Reproduce nothing but the lines from the start of the material through the line that includes "var plotLeft = 191, plotRight", both ends included, and omit every picture.
======== RAW DATA ========
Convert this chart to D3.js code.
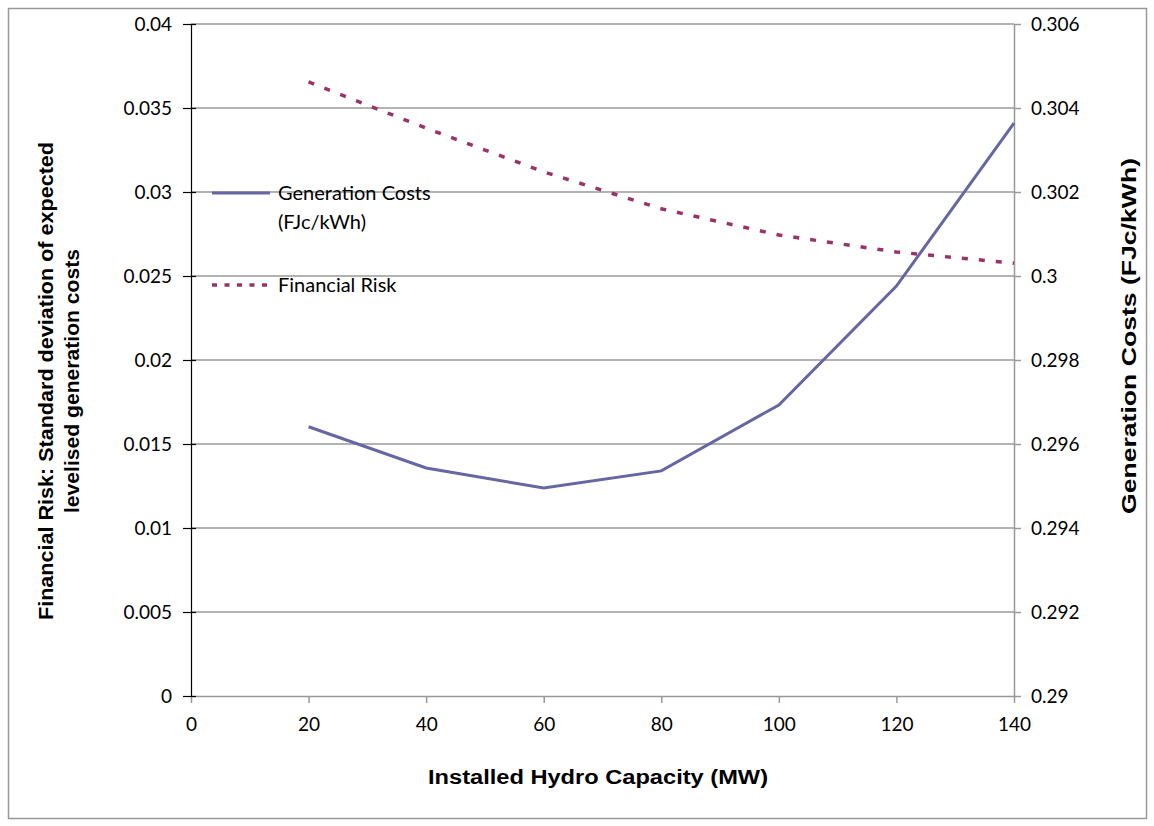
<!DOCTYPE html>
<html>
<head>
<meta charset="utf-8">
<script src="https://cdn.jsdelivr.net/npm/d3@7"></script>
<style>
  body { margin: 0; background: #fff; }
  text { font-family: Lato, "Open Sans", sans-serif; fill: #000; }
  .title { font-family: "Liberation Sans", Arial, sans-serif; font-weight: bold; }
</style>
</head>
<body>
<svg id="chart" width="1154" height="826"></svg>
<script>
// capacity steps (MW)
var capacity = [20, 40, 60, 80, 100, 120, 140];
// std dev of expected levelised generation costs (left axis)
var financialRisk = [0.03655, 0.0338, 0.0312, 0.0290, 0.02744, 0.02643, 0.02576];
// generation costs FJc/kWh (right axis)
var genCosts = [0.29641, 0.29543, 0.29495, 0.29536, 0.29693, 0.29976, 0.30364];

var xTicks = [0, 20, 40, 60, 80, 100, 120, 140];
var leftTicks = [0, 0.005, 0.01, 0.015, 0.02, 0.025, 0.03, 0.035, 0.04];
var rightTicks = [0.29, 0.292, 0.294, 0.296, 0.298, 0.3, 0.302, 0.304, 0.306];

var svg = d3.select("#chart");
var plotLeft = 191, plotRight = 1014, plotTop = 24, plotBottom = 696;

// outer frame
svg.append("rect")
    .attr("x", 8.5).attr("y", 8.5)
    .attr("width", 1138).attr("height", 810)
    .attr("fill", "none").attr("stroke", "#999").attr("stroke-width", 1.5);

var x = d3.scaleLinear().domain([0, 140]).range([plotLeft, plotRight]);
var yL = d3.scaleLinear().domain([0, 0.04]).range([plotBottom, plotTop]);
var yR = d3.scaleLinear().domain([0.29, 0.306]).range([plotBottom, plotTop]);

// gridlines
svg.append("g").selectAll("line")
    .data(leftTicks.filter(function (d) { return d > 0; }))
    .enter().append("line")
    .attr("x1", plotLeft).attr("x2", plotRight)
    .attr("y1", function (d) { return yL(d); })
    .attr("y2", function (d) { return yL(d); })
    .attr("stroke", "#999").attr("stroke-width", 1.5);

// x axis
var xAxis = svg.append("g")
    .attr("transform", "translate(0," + plotBottom + ")")
    .call(d3.axisBottom(x).tickValues(xTicks).tickSize(7).tickSizeOuter(0).tickPadding(15).tickFormat(d3.format("d")));
xAxis.selectAll("line, path").attr("stroke", "#999").attr("stroke-width", 1.5);
xAxis.selectAll("text").style("font-size", "19px").attr("fill", "#000");

// right axis
var rAxis = svg.append("g")
    .attr("transform", "translate(" + plotRight + ",0)")
    .call(d3.axisRight(yR).tickValues(rightTicks).tickSize(7).tickSizeOuter(0).tickPadding(10)
        .tickFormat(function (d) { return +d.toFixed(3) + ""; }));
rAxis.selectAll("line, path").attr("stroke", "#999").attr("stroke-width", 1.5);
rAxis.selectAll("text").style("font-size", "19px").attr("fill", "#000");

// left axis, ticks crossing the line
var lAxis = svg.append("g")
    .attr("transform", "translate(" + plotLeft + ",0)")
    .call(d3.axisLeft(yL).tickValues(leftTicks).tickSizeInner(8).tickSizeOuter(0).tickPadding(11)
        .tickFormat(function (d) { return +d.toFixed(3) + ""; }));
lAxis.selectAll("path").attr("stroke", "#000").attr("stroke-width", 1.2);
lAxis.selectAll(".tick line").attr("x2", 5).attr("x1", -8).attr("stroke", "#000").attr("stroke-width", 1.2);
lAxis.selectAll("text").style("font-size", "19px").attr("fill", "#000");

// series
var costLine = d3.line()
    .x(function (d, i) { return x(capacity[i]); })
    .y(function (d) { return yR(d); });
var riskLine = d3.line()
    .x(function (d, i) { return x(capacity[i]); })
    .y(function (d) { return yL(d); });

svg.append("path").datum(genCosts)
    .attr("d", costLine)
    .attr("fill", "none").attr("stroke", "#6666a3").attr("stroke-width", 3);

svg.append("path").datum(financialRisk)
    .attr("d", riskLine)
    .attr("fill", "none").attr("stroke", "#993366").attr("stroke-width", 3.5)
    .attr("stroke-dasharray", "6,11");

// legend
var legend = svg.append("g");
legend.append("line")
    .attr("x1", 212).attr("x2", 270).attr("y1", 193).attr("y2", 193)
    .attr("stroke", "#6666a3").attr("stroke-width", 3);
legend.append("text").attr("x", 278).attr("y", 200).style("font-size", "20px").text("Generation Costs");
legend.append("text").attr("x", 278).attr("y", 229).style("font-size", "20px").text("(FJc/kWh)");
legend.append("line")
    .attr("x1", 212).attr("x2", 270).attr("y1", 285).attr("y2", 285)
    .attr("stroke", "#993366").attr("stroke-width", 3.5)
    .attr("stroke-dasharray", "5,7.5");
legend.append("text").attr("x", 278).attr("y", 292).style("font-size", "20px").text("Financial Risk");

// axis titles
svg.append("text").attr("class", "title")
    .attr("x", 598).attr("y", 784)
    .attr("text-anchor", "middle").style("font-size", "20px")
    .attr("textLength", 340).attr("lengthAdjust", "spacingAndGlyphs")
    .text("Installed Hydro Capacity (MW)");

var lt = svg.append("text").attr("class", "title")
    .attr("transform", "translate(53,381) rotate(-90)")
    .attr("text-anchor", "middle").style("font-size", "20px");
lt.append("tspan").attr("x", 0).attr("dy", 0)
    .attr("textLength", 478).attr("lengthAdjust", "spacingAndGlyphs")
    .text("Financial Risk: Standard deviation of expected");
lt.append("tspan").attr("x", 0).attr("dy", 26)
    .attr("textLength", 264).attr("lengthAdjust", "spacingAndGlyphs")
    .text("levelised generation costs");

svg.append("text").attr("class", "title")
    .attr("transform", "translate(1136,336) rotate(-90)")
    .attr("text-anchor", "middle").style("font-size", "20px")
    .attr("textLength", 356).attr("lengthAdjust", "spacingAndGlyphs")
    .text("Generation Costs (FJc/kWh)");
</script>
</body>
</html>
========
SOLUTION TO THE PROBLEM =>
Convert this chart to D3.js code.
<!DOCTYPE html>
<html>
<head>
<meta charset="utf-8">
<script src="https://cdn.jsdelivr.net/npm/d3@7"></script>
<style>
  body { margin: 0; background: #fff; }
  text { font-family: Lato, "Open Sans", sans-serif; fill: #000; }
  .title { font-family: "Liberation Sans", Arial, sans-serif; font-weight: bold; }
</style>
</head>
<body>
<svg id="chart" width="1154" height="826"></svg>
<script>
// capacity steps (MW)
var capacity = [20, 40, 60, 80, 100, 120, 140];
// std dev of expected levelised generation costs (left axis)
var financialRisk = [0.03655, 0.0338, 0.0312, 0.0290, 0.02744, 0.02643, 0.02576];
// generation costs FJc/kWh (right axis)
var genCosts = [0.29641, 0.29543, 0.29495, 0.29536, 0.29693, 0.29976, 0.30364];

var xTicks = [0, 20, 40, 60, 80, 100, 120, 140];
var leftTicks = [0, 0.005, 0.01, 0.015, 0.02, 0.025, 0.03, 0.035, 0.04];
var rightTicks = [0.29, 0.292, 0.294, 0.296, 0.298, 0.3, 0.302, 0.304, 0.306];

var svg = d3.select("#chart");
var plotLeft = 191, plotRight = 1014, plotTop = 24, plotBottom = 696;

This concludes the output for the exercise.